C’est à ce point que pour le seul Royaume-Uni, selon le rapport The London Economics, cinq jours d’interruption du service feraient perdre plus d’un milliard de livres par jour à l’économie. Les ports de fret cesseraient de fonctionner, faute de pouvoir « tracer » les conteneurs. Et puisqu’on parle de traçabilité, les délinquants menus de bracelet électronique disparaîtraient de la carte tout comme le cheptel des éleveurs qui ont pucé leurs bêtes.
 
Aujourd’hui gratuit et largement utilisable dans la vie civile, le GPS est né d’un besoin militaire : l’armée américaine, en pleine Guerre froide, avait besoin d’informations précises sur la localisation des sous-marins mais aussi d’outils de précision pour les missiles téléguidés.
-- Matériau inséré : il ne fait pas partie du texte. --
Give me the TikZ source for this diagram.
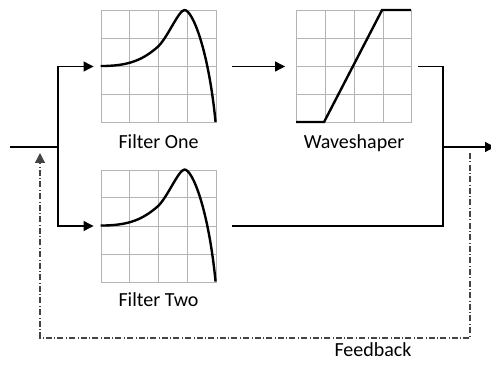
\documentclass[tikz,border=0pt]{standalone}
\usepackage{fontspec}
\setmainfont{Carlito}
\usepackage{tikz}
\usetikzlibrary{arrows.meta,calc,positioning}
\definecolor{gridgray}{HTML}{B4B4B4}
\definecolor{fbgray}{HTML}{444444}

\tikzset{
  panel/.style={draw=gridgray,line width=0.9pt,minimum width=115pt,minimum height=112pt,inner sep=0pt},
  gridline/.style={gridgray,line width=0.9pt},
  curve/.style={line width=2.4pt},
  wire/.style={line width=1.2pt},
  fb/.style={fbgray,line width=1.2pt,dash pattern=on 6pt off 2.5pt on 0.6pt off 2.5pt},
  lbl/.style={font=\fontsize{20}{24}\selectfont,inner sep=0pt},
}

\begin{document}
\begin{tikzpicture}[x=1pt,y=-1pt,>={Triangle[length=10pt,width=10pt]}]
  \useasboundingbox (0,0) rectangle (491,369);

  % graph panels
  \node[panel] (f1) at (158.5,66.5) {};
  \node[panel] (f2) at (158.5,226) {};
  \node[panel] (ws) at (354,66.5) {};
  \foreach \p in {f1,f2,ws}
    \foreach \k in {1,2,3} {
      \draw[gridline] ($(\p.north west)!\k/4!(\p.north east)$) -- ($(\p.south west)!\k/4!(\p.south east)$);
      \draw[gridline] ($(\p.north west)!\k/4!(\p.south west)$) -- ($(\p.north east)!\k/4!(\p.south east)$);
    }

  % responses
  \foreach \p in {f1,f2}
    \draw[curve,shift={(\p.north west)}] (0,56) .. controls (28,56) and (42,50) .. (57,37)
      .. controls (67,28) and (78,0) .. (84,0) .. controls (92,0) and (108,40) .. (115,112);
  \draw[curve,shift={(ws.north west)}] (0,112) -- (28,112) -- (86,0) -- (115,0);

  % labels
  \node[lbl,below=11pt of f1] (f1lbl) {Filter One};
  \node[lbl,below=11pt of ws] (wslbl) {Waveshaper};
  \node[lbl,below=10pt of f2] (f2lbl) {Filter Two};
  \node[lbl] (fblbl) at (373,350) {Feedback};

  % signal path
  \coordinate (in) at (10,147);
  \coordinate (split) at (58,147);
  \coordinate (join) at (443,147);
  \coordinate (out) at (495,147);
  \draw[wire] (in) -- (split);
  \draw[wire,->,shorten >=7pt] (split) |- (f1.west);
  \draw[wire,->,shorten >=7pt] (split) |- (f2.west);
  \draw[wire,->,shorten <=16pt,shorten >=11pt] (f1.east) -- (ws.west);
  \draw[wire,shorten <=6pt] (ws.east) -| (join);
  \draw[wire,shorten <=16pt] (f2.east) -| (join);
  \draw[wire,->] (join) -- (out);

  % feedback
  \coordinate (fbtop) at (470,153);
  \coordinate (fbtip) at (40,153);
  \draw[fb,->] (fbtop) -- ++(0,185) -| (fbtip);
\end{tikzpicture}
\end{document}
L’idée de mettre en place un réseau de satellites munis d’horloges synchronisées – il en faut au moins 24 pour que le système fonctionne bien – a apporté la réponse : les récepteurs GPS reçoivent des signaux horaires de plusieurs satellites et calculent leur position à partir d’une triangulation rendue possible par les différences des données.
 
Dépendre d’un système de ce type, toujours géré par l’armée américaine, est une chose. Dépendre d’un système en soi fragile en est un autre, un problème supplémentaire. Or il est bien fragile, non parce qu’il présenterait des défauts dans le calcul de position, mais parce que le signal GPS provenant de satellites naviguant à plus de 19.000 km au-dessus de nos têtes est faible : il équivaut à une ampoule de 20 W. Un signal qui s’affaiblit encore au cours de son voyage vers la Terre. Rien de plus simple que de le brouiller, voire de le manipuler.
 

Une vulnérabilité née de la fragilité du signal GPS

 
Les voleurs de voitures de luxe le savent, qui utilisent des brouilleurs pour rendre inutiles les dispositifs de sécurité antivol sur leur butin. Les chauffeurs de camions s’en servent pour éviter d’être suivis à la trace – et si c’est une opération illégale, la possession du brouilleur lui-même n’est pas interdite.
 
Mais ce n’est pas la seule vulnérabilité : moyennant une technologie plus avancée, on sait aujourd’hui non seulement brouiller le signal mais le remplacer ou le manipuler. Ce qui est à la portée des joueurs du jeu de positionnement PokemonGo ou des chauffeurs Uber qui trichent sur leur localisation pour remporter davantage de courses l’est encore bien plus aux entités militaires ou gouvernementales.
 
En juin dernier, une vingtaine de navires présents en mer Noire ont ainsi noté un dysfonctionnement bizarre de leur système de GPS : où qu’ils fussent, ils semblaient positionnés à l’intérieur des terres, à une trentaine de kilomètres de là, en plein aérodrome de Gelendzhik qui dessert la pittoresque ville côtière. Affichant une marge d’erreur nominale de quelques mètres, le GPS s’était spectaculairement « trompé ». La seule explication, c’est que le signal avait été manipulé à un niveau inédit jusque-là.
 

Manipuler le GPS pour « déplacer » des navires vers la terre ferme…

 
Sans se lancer dans des accusations spectaculaires, la communauté internationale avait toute raison de soupçonner la Russie, et ce d’autant que quelques mois plus tard, les avions norvégiens traversant le comté de Finnmark tout proche de la frontière russe devaient perdre leur signal GPS pendant une semaine.
 
Démonstration de force ? A ce jour, on en reste au stade de la conjecture alors que des perturbations ont été constatées à plusieurs reprises par la suite lors d’opérations occidentales, telles des manœuvres militaires. On pointe du doigt la Russie, la Chine, où la Corée du Nord. Vrai ou faux, ce qui ressort de tout cela, c’est qu’il est possible de semer la pagaille à peu de frais.